Une augmentation du risque déjà mise en avant par l’Agence nationale de la sécurité des systèmes d’information (ANSSI) dans son rapport annuel présenté le 15 avril dernier. « La mondialisation des échanges économiques est source de nombreuses opportunités, mais également de nouvelles menaces. Ces risques pèsent de manière indifférenciée sur les structures publiques et privées de toutes tailles, de tous secteurs et la protection des informations ne concerne pas (ou plus) les seuls responsables de la sécurité. »
Pour éviter d’en arriver à ce type de situations, les collectivités doivent mettre en place des dispositifs de prévention. « Pour éviter les actes de cybercriminalité, il faut commencer par sécuriser son site internet et son système d’information, » explique Florence Chafiol.
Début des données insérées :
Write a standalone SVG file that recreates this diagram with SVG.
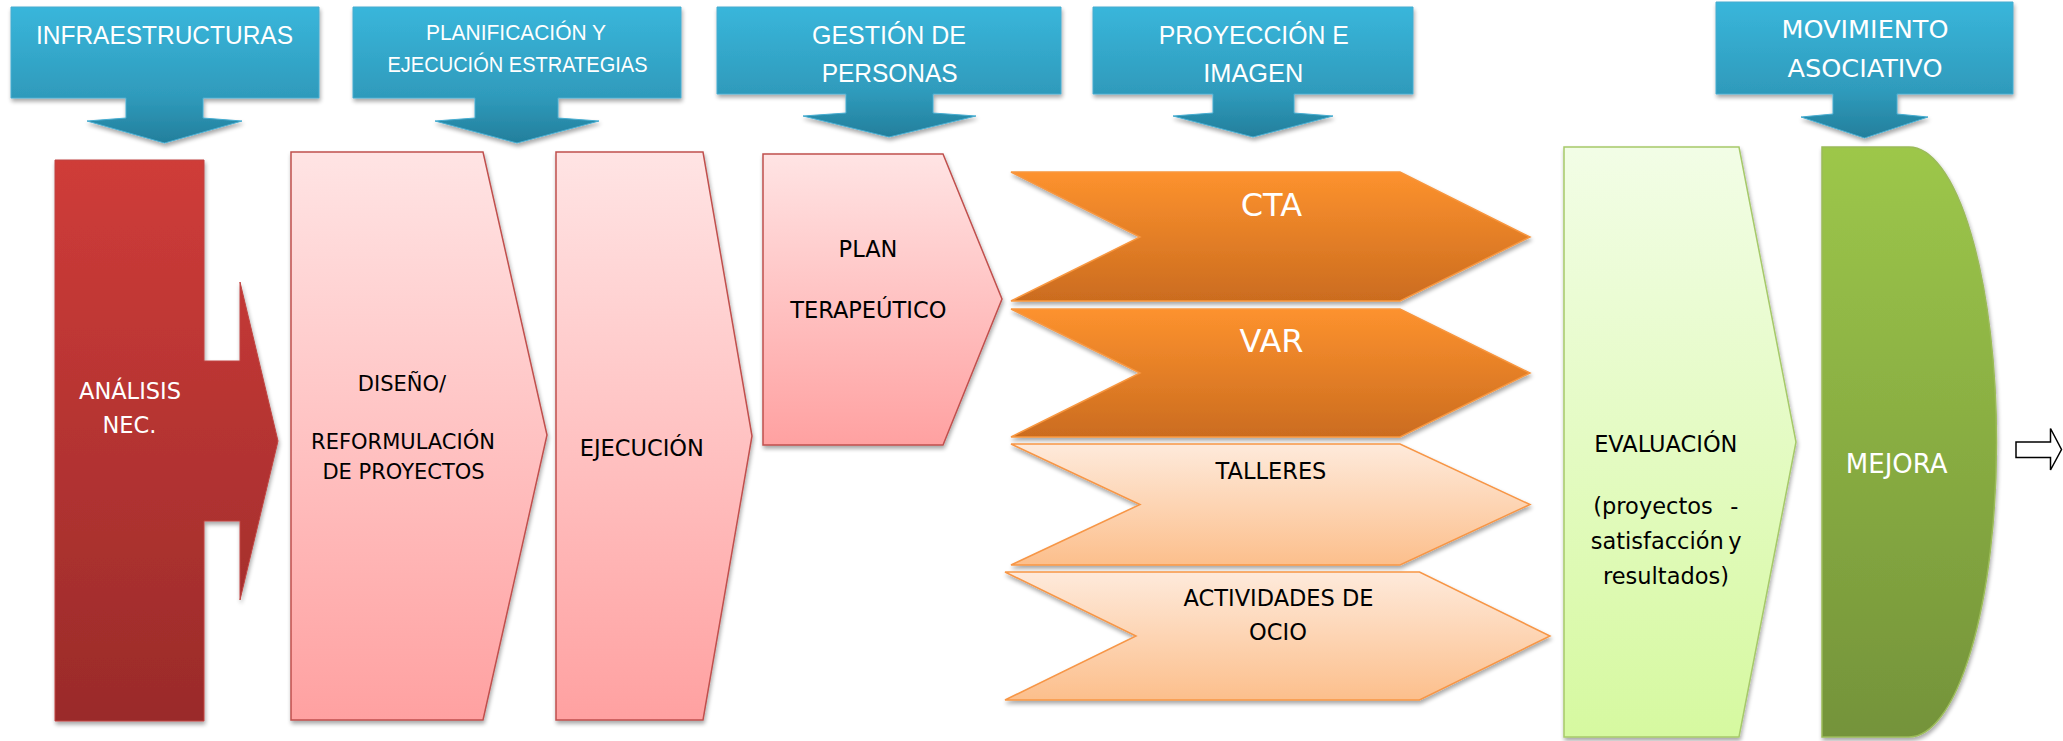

Ce qui peut paraître compliqué. L’ANSSI a donc mis en ligne depuis 2017 du contenu pédagogique pour aider les acteurs à se protéger. Avec notamment la publication d’un référentiel général de sécurité (RGS) ou encore d’un guide contenant 42 règles d’hygiène informatique.
Un pan du RGPD consacré à la sécurité des données
De plus, Florence Chafiol précise que « depuis 2018, il y a un cadre juridique concernant la sécurité des données. Il a été introduit par l’article 32 du règlement général relatif à la protection des données personnelles (RGPD). »
Ainsi, selon les risques que le traitement fait peser sur les droits et libertés des personnes, les responsables de traitement doivent garantir un niveau de sécurité des données adapté. Pour ce faire, ils peuvent avoir recours entre autres à :
- une procédure d’analyse d’impact visant à apprécier le risque numérique que fait peser le traitement sur les personnes ;
- la pseudonymisation, le chiffrement des données personnelles, ou encore la mise en œuvre de moyens permettant de garantir la confidentialité, l’intégrité, la disponibilité et la résilience des données ;
- une procédure visant à tester, à analyser et à évaluer régulièrement l’efficacité des mesures techniques et organisationnelle pour assurer la sécurité du traitement.
Ces obligations restant assez larges, l’ANSSI a décidé de mettre en ligne un « kit de la sécurité des données », contenant bonnes pratiques, guides d’hygiène informatique, recommandation pour les mots de passe… Le tout adapté à des non-experts.